- Theatrical release poster
- Directed by: G. S. Vijayan
- Written by: Ranjith
- Produced by: Ranjith
- Starring: Mammootty; Kavya Madhavan; Shankar Ramakrishnan; Kaniha; Rima Kallingal; Vineeth;
- Cinematography: Manoj Pillai
- Music by: Shahabaz Aman
- Distributed by: Seven Arts, PJ Entertainments & Tricolor Entertainments
- Release date: 21 December 2012;
- Country: India
- Language: Malayalam

= Bavuttiyude Namathil =

Bavuttiyude Namathil is a 2012 Malayalam-language drama thriller film produced and written by Ranjith and directed by G. S. Vijayan, starring Mammootty in the title role along with Kavya Madhavan, Shankar Ramakrishnan, Kaniha, Rima Kallingal, and Vineeth. The film was earlier titled Malabar.

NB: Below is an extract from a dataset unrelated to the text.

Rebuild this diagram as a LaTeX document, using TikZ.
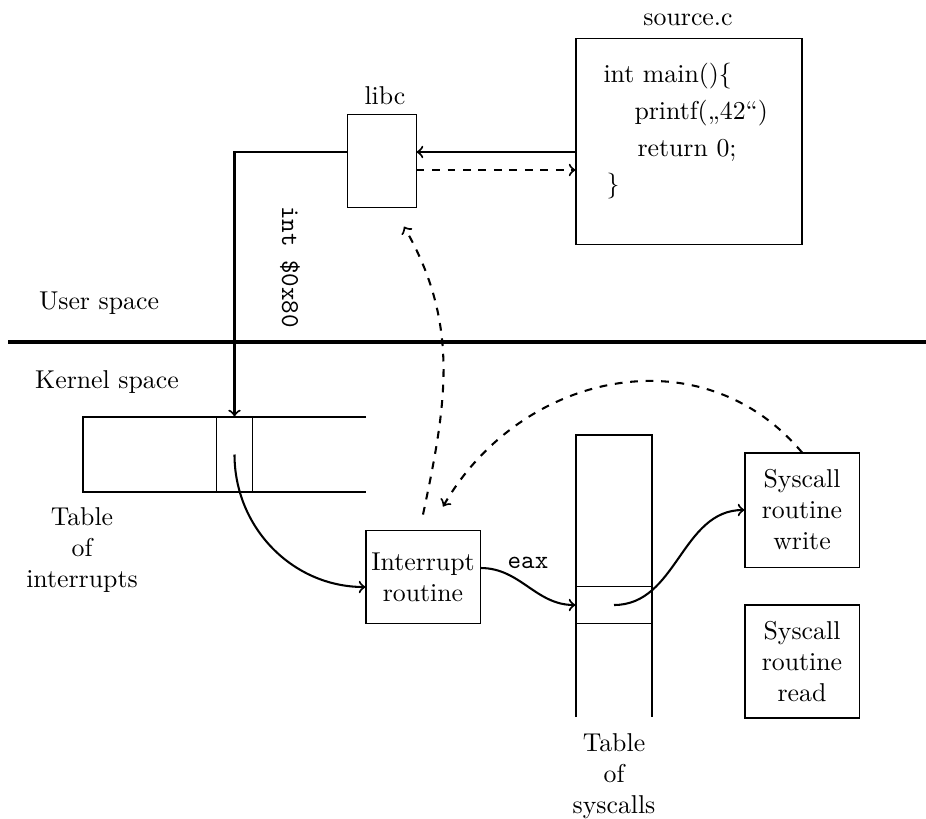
\documentclass[tikz,border=0pt]{standalone}
\usetikzlibrary{calc}
\begin{document}
\begin{tikzpicture}[x=0.3876pt,y=0.3876pt,
  box/.style={draw,line width=0.4pt,inner sep=0pt,align=center},
  arr/.style={thick,->},
  darr/.style={thick,dashed,->},
  lbl/.style={inner sep=0pt}]
\useasboundingbox (0,0) rectangle (926,-819);

% boxes
\node[box,minimum width=87.6pt,minimum height=80.2pt] (src) at (689,-141.5) {};
\node[lbl,anchor=base] (srclbl) at (688,-26) {source.c};
\node[lbl,anchor=base west] (c1) at (603,-83) {int main()\{};
\node[lbl,anchor=base west] (c2) at (634,-120) {printf(„42“)};
\node[lbl,anchor=base west] (c3) at (637,-157) {return 0;};
\node[lbl,anchor=base west] (c4) at (606,-193) {\}};

\node[box,minimum width=26.4pt,minimum height=36.4pt] (libc) at (382,-161) {};
\node[lbl,anchor=base] (libclbl) at (385,-105) {libc};

% separator
\draw[line width=1.8pt] (8,-342) -- (926,-342);
\node[lbl,anchor=base] (user) at (99,-309) {User space};
\node[lbl,anchor=base] (kernel) at (107,-388) {Kernel space};

% interrupt table
\draw[line width=0.4pt] (366,-417) -- (83,-417) -- (83,-492) -- (366,-492);
\node[box,minimum width=14.3pt,minimum height=29.1pt] (icell) at (234.5,-454.5) {};
\node[align=center] (itbl) at (82,-550) {Table\\of\\interrupts};

% interrupt routine
\node[box,minimum width=44.2pt,minimum height=36.4pt] (irq) at (423,-577) {Interrupt\\routine};

% syscall table
\draw[line width=0.4pt] (576,-717) -- (576,-435) -- (652,-435) -- (652,-717);
\node[box,minimum width=29.5pt,minimum height=14.7pt] (scell) at (614,-605) {};
\node[align=center] (stbl) at (614,-776) {Table\\of\\syscalls};

% syscall routines
\node[box,minimum width=44.2pt,minimum height=44.2pt] (write) at (802,-510) {Syscall\\routine\\write};
\node[box,minimum width=44.2pt,minimum height=43.8pt] (read) at (802,-661.5) {Syscall\\routine\\read};

% connectors
\coordinate (l1) at ([yshift=3.49pt]libc.east);
\coordinate (l2) at ([yshift=-3.49pt]libc.east);
\coordinate (l3) at ([yshift=3.49pt]libc.west);
\draw[arr] (l1 -| src.west) -- (l1);
\draw[darr] (l2) -- (l2 -| src.west);
\draw[arr] (l3) -| (icell.north);
\node[rotate=-90,font=\ttfamily] (int) at (290,-267) {int \$0x80};

\draw[arr] (icell.center) to[out=-90,in=180] ([yshift=-3.88pt]irq.west);
\draw[arr] ([yshift=3.49pt]irq.east) to[out=0,in=180]
  node[midway,above=3pt,font=\ttfamily] (eax) {eax} (scell.west);
\draw[arr] (scell.center) to[out=0,in=180] (write.west);

\coordinate (q1) at ([yshift=5.8pt]irq.north);
\coordinate (q2) at ([xshift=7.75pt,yshift=8.9pt]irq.north);
\coordinate (lb) at ([xshift=8.5pt,yshift=-7pt]libc.south);
\draw[darr] (q1) to[out=78,in=-60] (lb);
\draw[darr] (write.north) to[out=130,in=60,looseness=1.1] (q2);
\end{tikzpicture}
\end{document}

With this film, G. S. Vijayan returned to directing after a hiatus of 12 years. Released on 21 December 2012, the film received mainly positive reviews and became an instant hit at the box office.

==Plot==
Bavutty is a chauffeur in a wealthy household. He is much more than a driver and is very much a part of the family. For Sethu, his employer, life is all about making money, but Bavutty is a simple man with small dreams. Bavutty is also acting in a small-scale movie called Malabar which Vanaja, Sethu's wife, is producing.

The story takes on a twist when Vanaja's ex-lover, Satheeshan, shows up. At first, she thinks that he has come because of his poverty to seek help and tries to help him. But later, it is revealed that he has come to blackmail her and to squeeze out huge money. Satheeshan tells Vanaja that if they don't pay him 10 lakh rupees, he will tell her husband that Vanaja was already married before meeting Sethu. Bavutty tries to sell his land and give off the ransom, but his ally, Alavi, beats up Satheeshan with the help of goons. Satheeshan talks about this to Bavutty which Sethu overhears. Sethu at first decides to break up with Vanaja but Bavutty cools him down and the marriage is saved. In the end, Bavutty is seen still giving 10 lakhs to Satheeshan after selling his land and advising him to earn his bread and butter from now on and never to beg again.

==Cast==
- Mammootty as Bavutti
- Kavya Madhavan as Vanaja
- Shankar Ramakrishnan as Sethu
- Kaniha as Mariam
- Harisree Ashokan as Alavi
- Rima Kallingal as Noorjahan
- Vineeth as Satheeshan
- Mohan Jose as S.I Josemon
- Kottayam Nazeer as Sreenivasan/Sreeni, Vanaja's elder brother
- Musthafa
- Sudheesh as Sreekandan
- Anikha as Sethu's daughter
- Mala Parvathi
- Augustine as Kunjappa Haji
- Sudheer Karamana as Constable Pavithran
- P. Balachandran as Achayan
- Lena as Sethu's friend
- Baby Raniya as Lakshmi/Lachu
- Jaseem Tirur

==Production==
Bavuttiyude Namathil was directed by G. S. Vijayan who had been on a sabbatical for 12 years. Vijayan said, "I have been waiting for a script to make a film that is clean and that can entertain the entire family. I was delighted when Ranjith came up with the script of Bavuttiyude Namathil and decided to produce it himself."

The film started shooting on 8 September 2012 in Kozhikode. It was produced by Ranjith under the banner of Capitol Theaters. Kavya Madhavan won the Best Actress award at Asianet Film Awards.

==Reception==
The film was released on 21 December 2012. Paresh C. Palicha of Rediff gave the film a rating of 2.5/5, saying, "Bavuttiyude Namathil is watchable at least for the performance of the three main characters." Metro Matinee gave it a positive review, calling it "a charming film that's plainly life-affirming without being overly pretentious or markedly melodramatic". India Glitz gave the film a rating of 7/10 and said that "This Bavootty is clichéd, but engrossing". Shankar Ramakrishnan won the Asianet Film Award for Best Supporting Actor for this film.